Problem statement » The listing below must be repeated word for word, with its images excluded.

Raw data »
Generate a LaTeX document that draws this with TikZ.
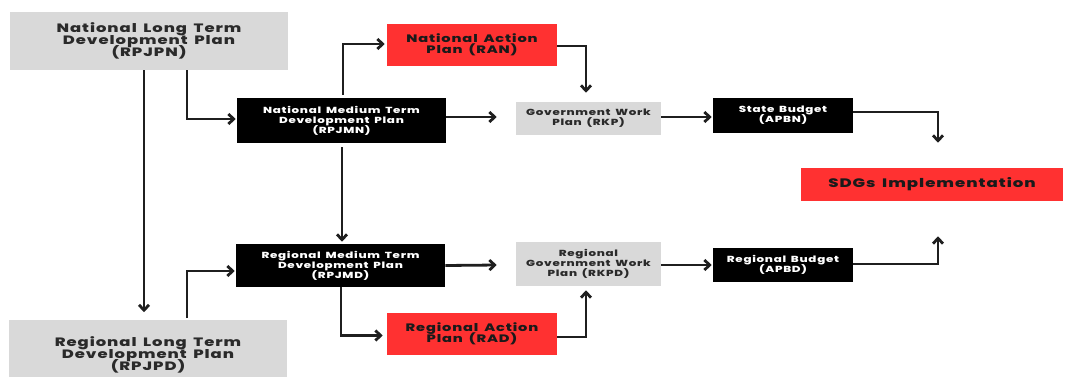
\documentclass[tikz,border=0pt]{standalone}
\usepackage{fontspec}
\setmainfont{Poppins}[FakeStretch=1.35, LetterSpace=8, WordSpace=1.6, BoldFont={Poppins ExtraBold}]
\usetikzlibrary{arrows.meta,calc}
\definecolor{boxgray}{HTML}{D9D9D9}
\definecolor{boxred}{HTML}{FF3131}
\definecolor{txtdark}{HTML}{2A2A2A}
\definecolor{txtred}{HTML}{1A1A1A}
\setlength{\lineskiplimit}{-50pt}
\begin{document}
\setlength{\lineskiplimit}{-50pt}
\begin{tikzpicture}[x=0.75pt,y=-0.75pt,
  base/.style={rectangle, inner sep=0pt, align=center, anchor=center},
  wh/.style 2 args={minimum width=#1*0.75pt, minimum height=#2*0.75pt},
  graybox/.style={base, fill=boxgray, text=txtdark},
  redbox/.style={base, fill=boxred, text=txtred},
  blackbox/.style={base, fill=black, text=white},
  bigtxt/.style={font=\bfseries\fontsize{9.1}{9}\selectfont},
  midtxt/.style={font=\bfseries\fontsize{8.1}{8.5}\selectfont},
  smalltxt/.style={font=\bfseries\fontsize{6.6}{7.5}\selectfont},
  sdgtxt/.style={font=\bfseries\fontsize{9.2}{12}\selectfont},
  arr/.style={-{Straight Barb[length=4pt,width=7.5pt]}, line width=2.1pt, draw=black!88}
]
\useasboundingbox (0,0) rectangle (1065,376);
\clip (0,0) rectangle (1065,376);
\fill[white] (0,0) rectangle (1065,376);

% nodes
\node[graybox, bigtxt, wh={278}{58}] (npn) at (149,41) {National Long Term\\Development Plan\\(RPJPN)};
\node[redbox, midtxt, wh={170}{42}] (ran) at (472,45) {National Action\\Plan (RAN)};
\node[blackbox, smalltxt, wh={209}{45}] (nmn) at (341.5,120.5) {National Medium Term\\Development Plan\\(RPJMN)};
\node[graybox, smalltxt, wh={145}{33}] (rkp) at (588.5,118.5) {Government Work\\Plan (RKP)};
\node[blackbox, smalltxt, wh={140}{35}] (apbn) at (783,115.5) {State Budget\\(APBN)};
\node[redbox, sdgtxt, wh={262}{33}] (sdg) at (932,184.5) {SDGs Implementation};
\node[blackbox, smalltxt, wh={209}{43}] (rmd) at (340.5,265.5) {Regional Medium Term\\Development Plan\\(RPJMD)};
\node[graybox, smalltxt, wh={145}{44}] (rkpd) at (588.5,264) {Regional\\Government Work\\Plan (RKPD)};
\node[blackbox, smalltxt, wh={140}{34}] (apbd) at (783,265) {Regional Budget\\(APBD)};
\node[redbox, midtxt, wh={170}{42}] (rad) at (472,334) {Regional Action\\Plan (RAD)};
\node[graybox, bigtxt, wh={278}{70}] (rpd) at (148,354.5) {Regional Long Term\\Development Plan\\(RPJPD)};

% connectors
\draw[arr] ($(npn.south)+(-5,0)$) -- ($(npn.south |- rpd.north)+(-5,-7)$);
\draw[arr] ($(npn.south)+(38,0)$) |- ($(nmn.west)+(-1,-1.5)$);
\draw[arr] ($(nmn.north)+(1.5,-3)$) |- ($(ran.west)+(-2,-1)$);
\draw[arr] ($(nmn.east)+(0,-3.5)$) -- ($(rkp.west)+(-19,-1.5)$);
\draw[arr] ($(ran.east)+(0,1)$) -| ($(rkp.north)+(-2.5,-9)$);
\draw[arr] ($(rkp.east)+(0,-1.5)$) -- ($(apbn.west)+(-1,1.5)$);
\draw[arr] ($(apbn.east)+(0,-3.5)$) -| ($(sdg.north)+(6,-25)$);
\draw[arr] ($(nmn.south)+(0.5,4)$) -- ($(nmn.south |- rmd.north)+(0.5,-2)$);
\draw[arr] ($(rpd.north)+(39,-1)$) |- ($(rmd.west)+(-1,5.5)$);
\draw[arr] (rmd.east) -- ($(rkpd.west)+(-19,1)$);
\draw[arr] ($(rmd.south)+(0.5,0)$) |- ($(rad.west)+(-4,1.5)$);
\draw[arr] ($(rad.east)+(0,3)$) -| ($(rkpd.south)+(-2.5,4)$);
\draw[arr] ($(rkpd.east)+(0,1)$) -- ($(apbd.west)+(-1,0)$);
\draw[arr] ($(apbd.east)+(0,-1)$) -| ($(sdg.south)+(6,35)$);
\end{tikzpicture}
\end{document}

Solution »
Generate a LaTeX document that draws this with TikZ.
\documentclass[tikz,border=0pt]{standalone}
\usepackage{fontspec}
\setmainfont{Poppins}[FakeStretch=1.35, LetterSpace=8, WordSpace=1.6, BoldFont={Poppins ExtraBold}]
\usetikzlibrary{arrows.meta,calc}
\definecolor{boxgray}{HTML}{D9D9D9}
\definecolor{boxred}{HTML}{FF3131}
\definecolor{txtdark}{HTML}{2A2A2A}
\definecolor{txtred}{HTML}{1A1A1A}
\setlength{\lineskiplimit}{-50pt}
\begin{document}
\setlength{\lineskiplimit}{-50pt}
\begin{tikzpicture}[x=0.75pt,y=-0.75pt,
  base/.style={rectangle, inner sep=0pt, align=center, anchor=center},
  wh/.style 2 args={minimum width=#1*0.75pt, minimum height=#2*0.75pt},
  graybox/.style={base, fill=boxgray, text=txtdark},
  redbox/.style={base, fill=boxred, text=txtred},
  blackbox/.style={base, fill=black, text=white},
  bigtxt/.style={font=\bfseries\fontsize{9.1}{9}\selectfont},
  midtxt/.style={font=\bfseries\fontsize{8.1}{8.5}\selectfont},
  smalltxt/.style={font=\bfseries\fontsize{6.6}{7.5}\selectfont},
  sdgtxt/.style={font=\bfseries\fontsize{9.2}{12}\selectfont},
  arr/.style={-{Straight Barb[length=4pt,width=7.5pt]}, line width=2.1pt, draw=black!88}
]
\useasboundingbox (0,0) rectangle (1065,376);
\clip (0,0) rectangle (1065,376);
\fill[white] (0,0) rectangle (1065,376);

% nodes
\node[graybox, bigtxt, wh={278}{58}] (npn) at (149,41) {National Long Term\\Development Plan\\(RPJPN)};
\node[redbox, midtxt, wh={170}{42}] (ran) at (472,45) {National Action\\Plan (RAN)};
\node[blackbox, smalltxt, wh={209}{45}] (nmn) at (341.5,120.5) {National Medium Term\\Development Plan\\(RPJMN)};
\node[graybox, smalltxt, wh={145}{33}] (rkp) at (588.5,118.5) {Government Work\\Plan (RKP)};
\node[blackbox, smalltxt, wh={140}{35}] (apbn) at (783,115.5) {State Budget\\(APBN)};
\node[redbox, sdgtxt, wh={262}{33}] (sdg) at (932,184.5) {SDGs Implementation};
\node[blackbox, smalltxt, wh={209}{43}] (rmd) at (340.5,265.5) {Regional Medium Term\\Development Plan\\(RPJMD)};
\node[graybox, smalltxt, wh={145}{44}] (rkpd) at (588.5,264) {Regional\\Government Work\\Plan (RKPD)};
\node[blackbox, smalltxt, wh={140}{34}] (apbd) at (783,265) {Regional Budget\\(APBD)};
\node[redbox, midtxt, wh={170}{42}] (rad) at (472,334) {Regional Action\\Plan (RAD)};
\node[graybox, bigtxt, wh={278}{70}] (rpd) at (148,354.5) {Regional Long Term\\Development Plan\\(RPJPD)};

% connectors
\draw[arr] ($(npn.south)+(-5,0)$) -- ($(npn.south |- rpd.north)+(-5,-7)$);
\draw[arr] ($(npn.south)+(38,0)$) |- ($(nmn.west)+(-1,-1.5)$);
\draw[arr] ($(nmn.north)+(1.5,-3)$) |- ($(ran.west)+(-2,-1)$);
\draw[arr] ($(nmn.east)+(0,-3.5)$) -- ($(rkp.west)+(-19,-1.5)$);
\draw[arr] ($(ran.east)+(0,1)$) -| ($(rkp.north)+(-2.5,-9)$);
\draw[arr] ($(rkp.east)+(0,-1.5)$) -- ($(apbn.west)+(-1,1.5)$);
\draw[arr] ($(apbn.east)+(0,-3.5)$) -| ($(sdg.north)+(6,-25)$);
\draw[arr] ($(nmn.south)+(0.5,4)$) -- ($(nmn.south |- rmd.north)+(0.5,-2)$);
\draw[arr] ($(rpd.north)+(39,-1)$) |- ($(rmd.west)+(-1,5.5)$);
\draw[arr] (rmd.east) -- ($(rkpd.west)+(-19,1)$);
\draw[arr] ($(rmd.south)+(0.5,0)$) |- ($(rad.west)+(-4,1.5)$);
\draw[arr] ($(rad.east)+(0,3)$) -| ($(rkpd.south)+(-2.5,4)$);
\draw[arr] ($(rkpd.east)+(0,1)$) -- ($(apbd.west)+(-1,0)$);
\draw[arr] ($(apbd.east)+(0,-1)$) -| ($(sdg.south)+(6,35)$);
\end{tikzpicture}
\end{document}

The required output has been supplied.